MICROSCOPIC wafers of gold, glinting spheres of silver and little bars of baby blue but deadly toxic cadmium. If you could zap yourself down to a millimetre in height and explore the interior of your mobile phone, the journey would be astonishing.
"There is an amazing amount of valuable stuff inside," said Rose Read, the manager of the mobile-phone industry's recycling campaign.
The problem with recycling phones is that so few people seem to want to part with them.
Three-quarters of the population had at least one spare phone handset stashed at home, and a third had two or more unused phones tucked away in cupboards, the Australian Mobile Telecommunications Association said.
Australia's recycling rate for mobile phones is just 8 per cent, despite a 42-cent collection levy added to the cost of every phone, a decade after the national recycling scheme started.
The industry's "MobileMuster" campaign, run on behalf of all big phone manufacturers and providers except Apple, is desperate to see improved results this year, when the computer and TV industries begin their electronic-waste recycling schemes.
Environment groups say that despite slight annual improvements in recycling over the past few years, the phone-industry approach has failed and "cash for cans"-style incentives are needed to give people reason to hand their old handsets back.
Everyone agrees that phones are a treasure trove of rare minerals and recycling them avoids the release of large amounts of greenhouse gases that would otherwise be generated if the metals had to be dug up.
An unpublished study by an emissions audit firm, Energetics, found recycling old Australian phones generates about 1.1 tonnes of greenhouse gas for every tonne of phones, including emissions from shipping them overseas and melting the metals.
Manufacturing the same number of mobiles by mining the ores and transforming them into usable metal generates greenhouse emissions to the equivalent of about 11.8 tonnes of carbon dioxide, the report says.
When recycled, phones are handed in at one of about 3000 drop-off points around the country, mostly in electronics stores.

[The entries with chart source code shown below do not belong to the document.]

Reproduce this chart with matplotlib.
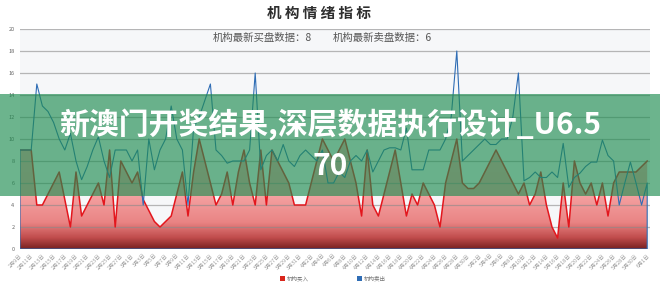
import matplotlib
matplotlib.use('Agg')
import matplotlib.pyplot as plt
from matplotlib.colors import LinearSegmentedColormap
from matplotlib.patches import Rectangle, PathPatch
import numpy as np
import pandas as pd

plt.rcParams['font.family'] = ['Noto Sans CJK SC', 'DejaVu Sans']

# daily categories, labelled every other day on the axis
dates = pd.date_range('2021-02-09', periods=113, freq='D')
day_labels = [f'{d.month}月{d.day}日' for d in dates]

# 机构买入 (red area)
buy = [9, 9, 9, 4, 4, 5, 6, 7, 4.5, 2,
       7, 3, 4, 5, 6, 4, 9, 2, 8, 7,
       6, 7, 4.5, 3.5, 2.5, 2, 2.5, 3, 5, 7,
       3, 7, 10, 8, 6, 4, 5, 7, 4, 7,
       9, 6, 4, 9, 4, 9, 8, 7, 6, 4,
       4, 4, 6, 8, 10, 9, 8, 9, 10, 8,
       6, 3, 9, 4, 3, 5, 7, 9, 6, 3,
       5, 4, 6, 5, 4, 2, 6, 8, 10, 6,
       5.5, 5.5, 6, 7, 8, 9, 8, 7, 6, 5,
       6, 4, 5, 7, 4, 2, 1, 6, 2, 8,
       6, 5, 6, 4, 6, 3, 6, 7, 7, 7,
       7, 7.5, 8]

# 机构卖出 (blue outline)
sell = [9, 9, 9, 15, 13, 12.5, 11.5, 10, 9, 10.5,
        8, 6.3, 7.5, 9, 10.2, 8, 6.5, 9, 9, 9,
        8, 9, 4, 10, 7.2, 9, 10, 13, 10, 9,
        4, 11, 12, 13.5, 15, 9, 8.5, 7.8, 8, 8,
        8, 9, 16, 7.2, 8.5, 9, 8, 9.5, 8, 7.5,
        8.5, 9, 8.5, 8, 9, 6, 6, 7, 6.5, 8,
        8.5, 8, 9, 7, 8, 9, 9.2, 9.2, 9, 11,
        7.2, 7.2, 7.2, 9, 9, 9, 10, 12, 18, 8,
        8.5, 9, 9.5, 10, 9.5, 9.5, 10, 10, 12, 16,
        6.2, 6.5, 7, 6.5, 6.5, 7, 6.5, 9.6, 5.6, 6.5,
        6.9, 7.5, 7.9, 7.9, 9.9, 8.5, 8, 4, 6, 7.9,
        6, 4, 6]

fig = plt.figure(figsize=(6.6, 2.91), dpi=100)
ax = fig.add_axes([20/660, 42/291, 630/660, 220/291])
ax.set_facecolor('#f6f7f9')

x = np.arange(len(buy))

# red area with vertical gradient
poly = ax.fill_between(x, 0, buy, facecolor='none', edgecolor='none')
clip = PathPatch(poly.get_paths()[0], transform=ax.transData, facecolor='none', edgecolor='none')
ax.add_patch(clip)
cmap = LinearSegmentedColormap.from_list('redgrad', [(0, '#7a2222'), (0.05, '#c04c4c'),
                                                     (0.12, '#e98484'), (0.25, '#f5a3a3'),
                                                     (1, '#f9baba')])
grad = np.linspace(0, 1, 256).reshape(-1, 1)
im = ax.imshow(grad, extent=[0, 112.5, 0, 20], origin='lower', aspect='auto', cmap=cmap, zorder=1)
im.set_clip_path(clip)

for v in range(2, 21, 2):
    ax.axhline(v, color='#8a8a8a', lw=0.9, alpha=0.6, zorder=3)

ax.plot(x, buy, color='#e3161d', lw=1.1, zorder=4)
ax.fill_between(x, 0, sell, facecolor='none', edgecolor='#2f6db5', lw=0.8, zorder=5)

ax.set_xlim(0, 112.5)
ax.set_ylim(0, 20)
for s in ax.spines.values():
    s.set_visible(False)

ax.set_yticks(range(0, 21, 2))
ax.tick_params(axis='y', length=0, labelsize=4, colors='#666666', pad=4)
ax.set_xticks(x[::2])
ax.set_xticklabels(day_labels[::2], rotation=45, ha='right', rotation_mode='anchor',
                   fontsize=3.8, color='#999999')
ax.tick_params(axis='x', length=0, pad=3)

# title and annotations
fig.text(319/660, 1 - 13/291, '机 构 情 绪 指 标', ha='center', va='center',
         fontsize=10.5, fontweight='bold', color='#2e2e2e')
fig.text(262/660, 1 - 38/291, '机构最新买盘数据：8', ha='center', va='center',
         fontsize=7.5, color='#555555')
fig.text(382/660, 1 - 38/291, '机构最新卖盘数据：6', ha='center', va='center',
         fontsize=7.5, color='#555555')

# legend
fig.add_artist(Rectangle((280/660, 1 - 281/291), 5/660, 5/291, transform=fig.transFigure,
                         facecolor='#d9261c', edgecolor='none'))
fig.text(287/660, 1 - 278.5/291, '机构买入', fontsize=4, va='center', color='#777777')
fig.add_artist(Rectangle((357/660, 1 - 281/291), 5/660, 5/291, transform=fig.transFigure,
                         facecolor='#2f6db5', edgecolor='none'))
fig.text(364/660, 1 - 278.5/291, '机构卖出', fontsize=4, va='center', color='#777777')

# green banner over the chart
fig.add_artist(Rectangle((0, 95/291), 1, 102/291, transform=fig.transFigure,
                         facecolor='#1e8c50', alpha=0.65, edgecolor='none', zorder=10))
fig.text(0.5, 1 - 125/291, '新澳门开奖结果,深层数据执行设计_U6.5', ha='center', va='center',
         fontsize=21.5, fontweight='bold', color='white', zorder=11)
fig.text(0.5, 1 - 166/291, '70', ha='center', va='center',
         fontsize=21.5, fontweight='bold', color='white', zorder=11)

fig.savefig('out.png', dpi=100)
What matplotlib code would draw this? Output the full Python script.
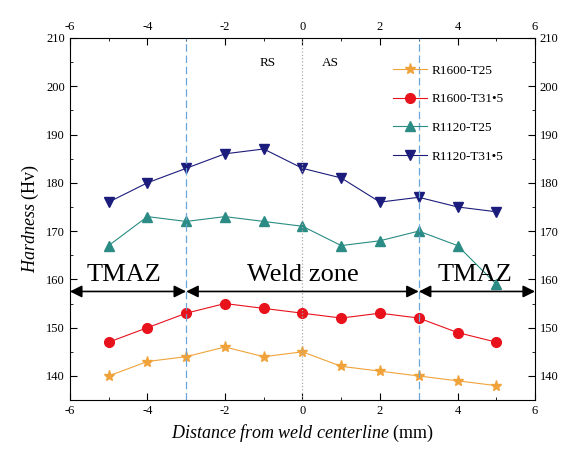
import numpy as np
import matplotlib.pyplot as plt

plt.rcParams['font.family'] = ['Liberation Serif', 'DejaVu Serif']
plt.rcParams['mathtext.fontset'] = 'custom'
plt.rcParams['mathtext.rm'] = 'Liberation Serif'
plt.rcParams['mathtext.it'] = 'Liberation Serif:italic'
plt.rcParams['axes.unicode_minus'] = False

x = [-5, -4, -3, -2, -1, 0, 1, 2, 3, 4, 5]
r1600_t25 = [140, 143, 144, 146, 144, 145, 142, 141, 140, 139, 138]
r1600_t315 = [147, 150, 153, 155, 154, 153, 152, 153, 152, 149, 147]
r1120_t25 = [167, 173, 172, 173, 172, 171, 167, 168, 170, 167, 159]
r1120_t315 = [176, 180, 183, 186, 187, 183, 181, 176, 177, 175, 174]

labels = ["R1600-T25", "R1600-T31\u20225", "R1120-T25", "R1120-T31\u20225"]
series = [r1600_t25, r1600_t315, r1120_t25, r1120_t315]
colors = ["#f0a33a", "#e8121c", "#2a8c84", "#1c1c7c"]
markers = ["*", "o", "^", "v"]
msizes = [8, 7, 7, 7]

fig = plt.figure(figsize=(5.68, 4.68), dpi=100)
ax = fig.add_axes([0.123, 0.145, 0.819, 0.774])

for y, lab, c, m, ms in zip(series, labels, colors, markers, msizes):
    ax.plot(x, y, color=c, marker=m, markersize=ms, linewidth=0.8, label=lab)

ax.axvline(-3, color="#6aa6d8", linestyle=(0, (6, 3)), linewidth=0.9)
ax.axvline(3, color="#6aa6d8", linestyle=(0, (6, 3)), linewidth=0.9)
ax.axvline(0, color="#aaaaaa", linestyle=":", linewidth=0.9)

ax.text(-0.9, 204.8, "RS", ha="center", va="center", fontsize=9.5)
ax.text(0.72, 204.8, "AS", ha="center", va="center", fontsize=9.5)

# zone arrows
for x0, x1 in [(-6, -3), (-3, 3), (3, 6)]:
    ax.annotate("", xy=(x0, 157.5), xytext=(x1, 157.5),
                arrowprops=dict(arrowstyle="<|-|>", color="black", lw=1.2,
                                mutation_scale=18, shrinkA=0, shrinkB=0))
ax.text(-4.6, 158.6, "TMAZ", ha="center", va="bottom", fontsize=19)
ax.text(0, 158.6, "Weld zone", ha="center", va="bottom", fontsize=19)
ax.text(4.45, 158.6, "TMAZ", ha="center", va="bottom", fontsize=19)

ax.set_xlim(-6, 6)
ax.set_ylim(135, 210)
ax.set_xticks([-6, -4, -2, 0, 2, 4, 6])
ax.set_xticks(np.arange(-5, 6, 2), minor=True)
ax.set_yticks(np.arange(140, 211, 10))
ax.set_yticks(np.arange(135, 210, 10), minor=True)
ax.tick_params(which="both", direction="in", top=True, right=True,
               labeltop=True, labelright=True, labelsize=9)
ax.tick_params(which="major", length=5)
ax.tick_params(which="minor", length=2.5)

ax.set_xlabel(r"$\it{Distance\ from\ weld\ centerline}$ (mm)", fontsize=13)
ax.set_ylabel(r"$\it{Hardness}$ (Hv)", fontsize=13)

leg = ax.legend(loc="upper left", bbox_to_anchor=(0.695, 0.927), frameon=False,
                fontsize=9.5, handlelength=2.6, handletextpad=0.3,
                labelspacing=1.25, borderpad=0, borderaxespad=0)

fig.savefig("out.png", dpi=100)
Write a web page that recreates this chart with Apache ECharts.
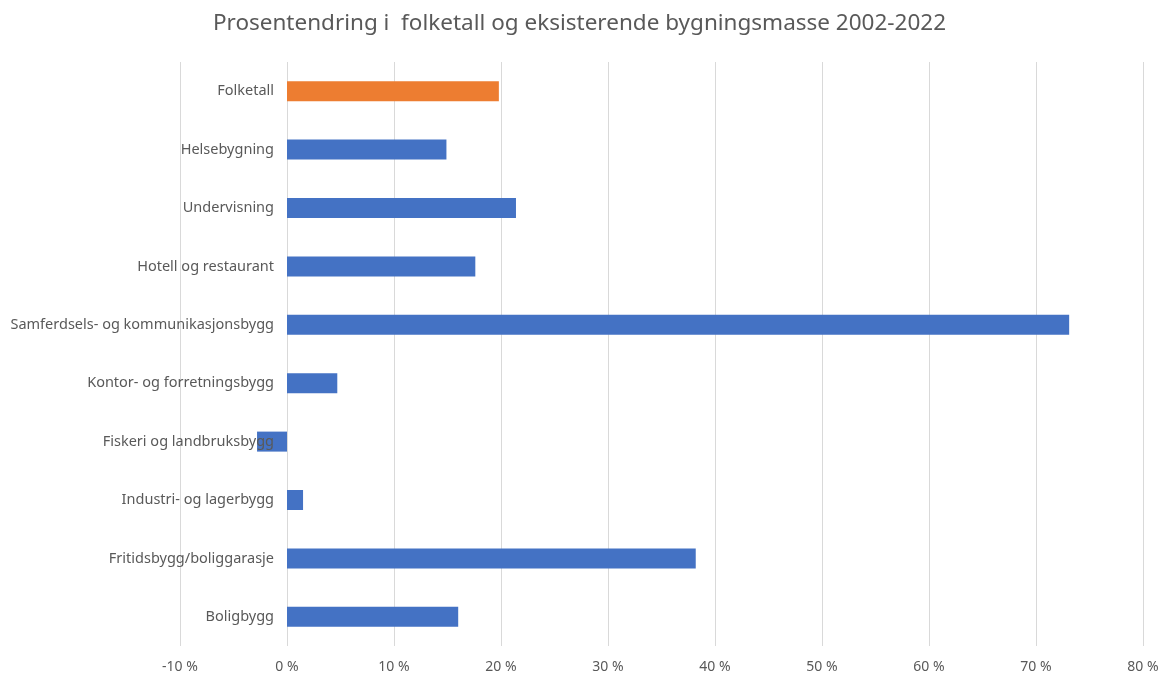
<!DOCTYPE html>
<html>
<head>
<meta charset="utf-8">
<script src="https://cdn.jsdelivr.net/npm/echarts@6/dist/echarts.min.js"></script>
<style>
  html, body { margin: 0; padding: 0; background: #fff; }
  #chart { width: 1159px; height: 674px; }
</style>
</head>
<body>
<div id="chart"></div>
<script>
// kategorier fra topp til bunn
const categories = [
  'Folketall',
  'Helsebygning',
  'Undervisning',
  'Hotell og restaurant',
  'Samferdsels- og kommunikasjonsbygg',
  'Kontor- og forretningsbygg',
  'Fiskeri og landbruksbygg',
  'Industri- og lagerbygg',
  'Fritidsbygg/boliggarasje',
  'Boligbygg'
]
// prosentendring 2002-2022
const values = [19.8, 14.9, 21.4, 17.6, 73.1, 4.7, -2.8, 1.5, 38.2, 16.0]
const highlight = 'Folketall'

const xMin = -10
const xMax = 80

const gridLeft = 180
const gridRight = 16
const chartEl = document.getElementById('chart')
const chart = echarts.init(chartEl)

// kategoriaksen skal stå ved 0 %, som i Excel
const gridWidth = chartEl.clientWidth - gridLeft - gridRight
const zeroOffset = -(0 - xMin) / (xMax - xMin) * gridWidth

const option = {
  animation: false,
  title: {
    text: 'Prosentendring i  folketall og eksisterende bygningsmasse 2002-2022',
    left: 'center',
    top: 7,
    textStyle: {
      fontFamily: 'Noto Sans',
      fontSize: 22.5,
      fontWeight: 'normal',
      color: '#595959'
    }
  },
  grid: {
    left: gridLeft,
    right: gridRight,
    top: 62,
    bottom: 28,
    outerBoundsMode: 'none',
    containLabel: false
  },
  xAxis: {
    type: 'value',
    min: xMin,
    max: xMax,
    interval: 10,
    axisLine: { show: false },
    axisTick: { show: false },
    axisLabel: {
      formatter: '{value} %',
      color: '#595959',
      fontFamily: 'Noto Sans',
      fontSize: 14,
      margin: 14
    },
    splitLine: { lineStyle: { color: '#d9d9d9', width: 1 } }
  },
  yAxis: {
    type: 'category',
    inverse: true,
    data: categories,
    z: 5,
    offset: zeroOffset,
    axisLine: { show: false, onZero: false },
    axisTick: { show: false },
    axisLabel: {
      color: '#595959',
      fontFamily: 'Noto Sans',
      fontSize: 14.5,
      margin: 13
    }
  },
  series: [{
    type: 'bar',
    barWidth: 20,
    data: values.map((v, i) => ({
      value: v,
      itemStyle: { color: categories[i] === highlight ? '#ED7D31' : '#4472C4' }
    }))
  }]
}

chart.setOption(option)
</script>
</body>
</html>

They are then trucked to recycling centres at Wetherill Park in Sydney or Campbellfield in Melbourne, cracked open by hand and sorted into their different components.
The phone circuit boards are among the most valuable components because they contain a few micrograms of pure gold, a few hundred of pure silver, over a metre of finely wrapped copper wire, and a gram or more of lead.
They are sorted by hand and shipped in 20-tonne lots to a factory near Seoul where a firm called Reco Metal melts millions of circuit boards down into their base metals.
The metals are then sold on the commodity market to recoup the financial cost of sorting and transport.
A tonne of old phones yields about 300 grams of pure gold - the equivalent of mining 110 tonnes of ore, says the mobile telecommunications association.
Back in the Australian sorting centres, the phone batteries are picked out and placed in 44-gallon drums before making their own journey to Korea, this time to a processing plant in the city of Busan. The batteries are placed on a grille and slid into a furnace, where the cadmium is melted and turned into ingots.
Cadmium is highly toxic and has been known to leak into water tables if buried in landfill, so recycling is the healthier option.
A battery's ultimate fate depends on its age and type; most of the more modern batteries are lithium-ion batteries, from which the lithium oxide and copper can be extracted and reused.
The older types contain cadmium, nickel, cobalt and zinc. Nickel and iron in most battery types are also melted and reused.
The LCD screens on most modern phones can be processed in Australia, and the glass and plastic shredded and reused. The plastics that make up most of the handset are sorted and shredded here, before being blended with other plastics and turned into fenceposts and pallets.
Steel reinforcement used in some phones is also melted and reused, as are the metals in phone speakers and microphones. About 4.5 million phone handsets have passed through the recycling process since the national scheme began in 1999.